When a person begins to feel ill, the subsequent routine is to attempt every home remedy to cure the ailment. If after a few days a person is still feeling miserable, the next step is to ask a friend or relative. Usually, the advice given is to see a physician. Finally, the person calls their physician to schedule an appointment. Now, step back in time to the Renaissance, how do you go about this scenario? Albrecht Dürer shares the answer.
Albrecht Dürer (1471-1528) was a famous printmaker from Nuremberg, Germany. He visited Italy twice during his lifetime to immerse himself in the Italian Renaissance (more than any other Northern European artist at the time). During his visits, Dürer developed a novel interest in the human form. A contemporary of Leonardo da Vinci, Dürer was more inclined toward the artistic/external anatomy of the Middle Ages, whereas da Vinci conducted scientific dissections more in tune with Renaissance philosophy. At the end of this life, Dürer began publishing a series of books aptly named Four Books on Human Proportion (Vier Bücher von menschlichen Proportion), only the first made it to publishing before his death.
Returning to the original vignette, Dürer painted many self-portraits. The portrait attached to this article was intended for a physician he was in correspondence with for a long distant consultation. The text above the drawing reads, “there, on the yellow spot, where my finger is pointing, is where my pain is.” I expect the physician who received this postage was quite fascinated initially by Dürer’s well-proportioned study. However, the doctor would then grow more perplexed by Dürer’s much-to-be-imagined description of the pain. Even as a first year medical student, I know there are many causes of left upper quadrant abdominal pain, some more serious than others.
I do not suspect many Europeans with access to healthcare in this era were able to visually depict their pain to physicians over long distances like Dürer, or even write to their physicians for that matter. This message is certainly a special treat. There are some hints of Dürer’s style that can be inferred from this portrait. One such example is of the hand pointing toward his pain. We can see the edge of the right abdomen through the hand, implying that Dürer first drafted the body and then the upper limbs. Dürer achieves a wonderful sense of depth in his portrait with such a limited use of line and shadow.

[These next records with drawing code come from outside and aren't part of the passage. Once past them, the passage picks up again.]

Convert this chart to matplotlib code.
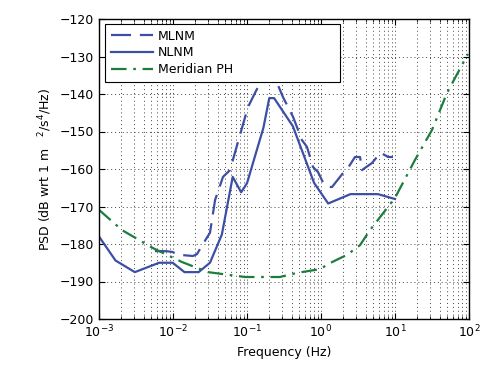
import numpy as np
import matplotlib
matplotlib.use("Agg")
import matplotlib.pyplot as plt
from matplotlib.ticker import LogLocator, NullFormatter, MultipleLocator

# NLNM (solid)
nlnm_f = [0.001, 0.00167, 0.00305, 0.0065, 0.0099, 0.01429, 0.0222, 0.0316, 0.0457,
          0.0641, 0.0833, 0.1, 0.1667, 0.2, 0.2326, 0.417, 0.806, 1.25, 2.5, 5.88, 10.0]
nlnm_db = [-178.0, -184.4, -187.5, -185.0, -185.0, -187.5, -187.5, -185.0, -177.5,
           -162.1, -166.2, -163.8, -149.0, -141.1, -141.1, -148.6, -163.7, -169.2,
           -166.7, -166.7, -168.0]

# MLNM (dashed)
mlnm_f = [0.0057, 0.0080, 0.0097, 0.0124, 0.0186, 0.0211, 0.0254, 0.0316, 0.0370,
          0.0474, 0.0589, 0.0627, 0.103, 0.141, 0.19, 0.254, 0.306, 0.419, 0.553,
          0.646, 0.781, 0.910, 1.06, 1.24, 1.41, 1.98, 2.32, 2.88, 3.37, 3.58, 3.94,
          4.89, 5.71, 6.27, 7.33, 8.04, 9.40]
mlnm_db = [-181.9, -181.9, -182.1, -182.9, -183.2, -182.7, -180.0, -177.0, -168.3,
           -162.1, -160.3, -158.4, -143.5, -138.1, -134.0, -137.0, -140.8, -146.1,
           -152.3, -154.1, -159.5, -160.8, -163.5, -164.8, -164.8, -161.1, -159.7,
           -156.8, -156.8, -160.3, -159.7, -158.4, -156.8, -155.7, -156.3, -156.8,
           -156.8]

# Meridian PH (dash-dot)
ph_f = [0.001, 0.00205, 0.00537, 0.0132, 0.0297, 0.094, 0.279, 0.474, 0.968, 1.32,
        2.24, 3.37, 4.59, 10.0, 18.6, 31.6, 50.5, 96.8]
ph_db = [-170.9, -176.3, -181.1, -184.8, -187.5, -188.8, -188.8, -187.7, -186.7,
         -185.1, -182.9, -180.3, -176.3, -167.7, -157.6, -149.6, -139.7, -129.3]

xlim = (1e-3, 1e2)
ylim = (-200, -120)

blue = '#3d4fa5'
green = '#1c7d3c'

plt.rcParams['font.family'] = ['DejaVu Sans']
fig = plt.figure(figsize=(4.94, 3.75), dpi=100)
ax = fig.add_axes([99/494, 1-319/375, 370/494, 300/375])

ax.semilogx(mlnm_f, mlnm_db, color=blue, lw=1.6, dashes=(9, 4), label='MLNM')
ax.semilogx(nlnm_f, nlnm_db, color=blue, lw=1.6, label='NLNM')
ax.semilogx(ph_f, ph_db, color=green, lw=1.6, dashes=(7, 3, 1.2, 3), label='Meridian PH')

ax.set_xlim(*xlim)
ax.set_ylim(*ylim)
ax.yaxis.set_major_locator(MultipleLocator(10))
ax.xaxis.set_major_locator(LogLocator(base=10, numticks=10))
ax.xaxis.set_minor_locator(LogLocator(base=10, subs=np.arange(2, 10), numticks=20))
ax.xaxis.set_minor_formatter(NullFormatter())

ax.grid(True, which='major', axis='both', color='#444444', ls=(0, (1, 3)), lw=0.7)
ax.grid(True, which='minor', axis='x', color='#444444', ls=(0, (1, 3)), lw=0.7)
ax.set_axisbelow(True)

ax.tick_params(which='both', direction='in', top=True, right=True, labelsize=9)
ax.tick_params(which='major', length=4)
ax.tick_params(which='minor', length=2)
for s in ax.spines.values():
    s.set_linewidth(1.0)

ax.set_xlabel('Frequency (Hz)', fontsize=9, labelpad=4)
ax.set_ylabel('PSD (dB wrt 1 m   $^2$/s$^4$/Hz)', fontsize=9, labelpad=4)

x0 = 6/370
y0 = (319-82)/300
w = (340-105)/370
h = (82-24)/300
leg = ax.legend(loc='upper left', bbox_to_anchor=(x0, y0, w, h), mode='expand',
                fontsize=9, frameon=True, fancybox=False,
                framealpha=1, edgecolor='black', handlelength=3.4,
                borderaxespad=0.0, labelspacing=0.3, handletextpad=0.4,
                borderpad=0.45)
leg.get_frame().set_linewidth(0.8)
leg.set_zorder(5)

fig.savefig('out.png', dpi=100)
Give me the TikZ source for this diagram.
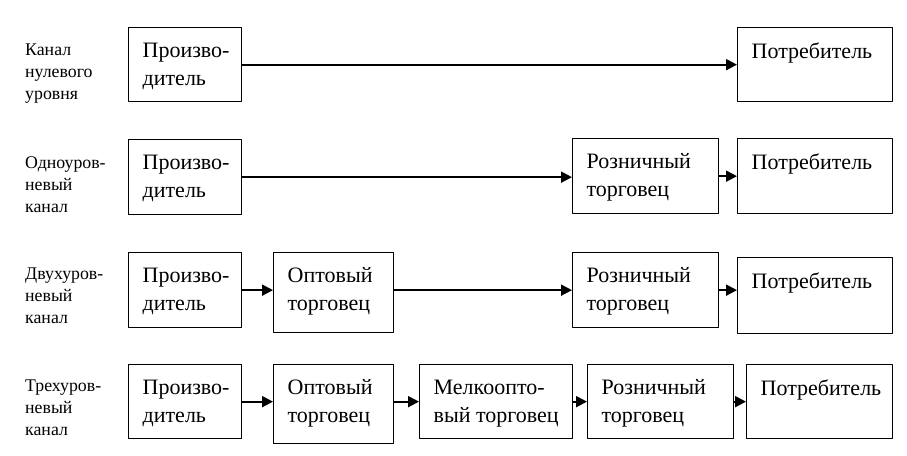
\documentclass[tikz,border=0pt]{standalone}
\usepackage{fontspec}
\setmainfont{Liberation Serif}
\usepackage{tikz}
\usetikzlibrary{arrows.meta}
\newcommand{\boxfont}{\fontsize{22}{28}\selectfont}
\newcommand{\chanfont}{\fontsize{17.8}{22}\selectfont}
\newcommand{\boxtxt}[3]{\parbox[t][#2][t]{#1}{\vspace*{15pt}\raggedright\leftskip=14pt\relax #3}}

\begin{document}
\begin{tikzpicture}[line cap=round,line join=round,>={Triangle[length=11pt,width=11pt]},x=1pt,y=1pt]
		\useasboundingbox (0,0) rectangle (907,-455);
		\tikzset{
			box/.style={draw,line width=1.3pt,anchor=north west,inner sep=0pt,font=\boxfont},
			chan/.style={anchor=base west,align=left,inner sep=0pt,font=\chanfont},
			flow/.style={->,line width=1.9pt}
		}
		% channel names (placed at their last line)
		\node[chan] (n1) at (25,-99) {Канал\\нулевого\\уровня};
		\node[chan] (n2) at (25,-212) {Одноуров-\\невый\\канал};
		\node[chan] (n3) at (25,-323) {Двухуров-\\невый\\канал};
		\node[chan] (n4) at (25,-435) {Трехуров-\\невый\\канал};
		% zero level
		\node[box] (p1) at (128,-27) {\boxtxt{113pt}{74pt}{Произво-\\дитель}};
		\node[box] (c1) at (737,-27) {\boxtxt{155pt}{74pt}{Потребитель}};
		\draw[flow] (p1.east) -- (c1.west);
		% one level
		\node[box] (p2) at (128,-139) {\boxtxt{113pt}{75pt}{Произво-\\дитель}};
		\node[box] (r2) at (572,-138) {\boxtxt{146pt}{75pt}{Розничный\\торговец}};
		\node[box] (c2) at (737,-138) {\boxtxt{155pt}{75pt}{Потребитель}};
		\draw[flow] (p2.east) -- (p2.east -| r2.west);
		\draw[flow] (r2.east) -- (c2.west);
		% two levels
		\node[box] (p3) at (128,-252) {\boxtxt{113pt}{75pt}{Произво-\\дитель}};
		\node[box] (w3) at (273,-252) {\boxtxt{120pt}{80pt}{Оптовый\\торговец}};
		\node[box] (r3) at (572,-252) {\boxtxt{146pt}{75pt}{Розничный\\торговец}};
		\node[box] (c3) at (737,-257) {\boxtxt{155pt}{76pt}{Потребитель}};
		\draw[flow] (p3.east) -- (p3.east -| w3.west);
		\draw[flow] (r3.west -| w3.east) -- (r3.west);
		\draw[flow] (r3.east) -- (r3.east -| c3.west);
		% three levels
		\node[box] (p4) at (128,-364) {\boxtxt{113pt}{74pt}{Произво-\\дитель}};
		\node[box] (w4) at (273,-364) {\boxtxt{120pt}{79pt}{Оптовый\\торговец}};
		\node[box] (m4) at (419,-364) {\boxtxt{153pt}{74pt}{Мелкоопто-\\вый торговец}};
		\node[box] (r4) at (587,-364) {\boxtxt{146pt}{74pt}{Розничный\\торговец}};
		\node[box] (c4) at (746,-364) {\boxtxt{146pt}{74pt}{Потребитель}};
		\draw[flow] (p4.east) -- (p4.east -| w4.west);
		\draw[flow] (m4.west -| w4.east) -- (m4.west);
		\draw[flow] (m4.east) -- (r4.west);
		\draw[flow] (r4.east) -- (c4.west);
	\end{tikzpicture}
\end{document}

The note also alludes to some interesting developments in modern medicine, specifically telemedicine. Smartphones have the potential of providing patients care at a distance by connecting with their physicians over distances, just like Dürer. I will not linger on this topic, but the ability to upload a picture of skin lesions taken by the patient to the physician is a reality. While any technology wedging its way between the doctor-patient relationship should be approached with caution, it is heart warming to see how a 16th century artist communicated pain to his physician and that patients today can do so similarly.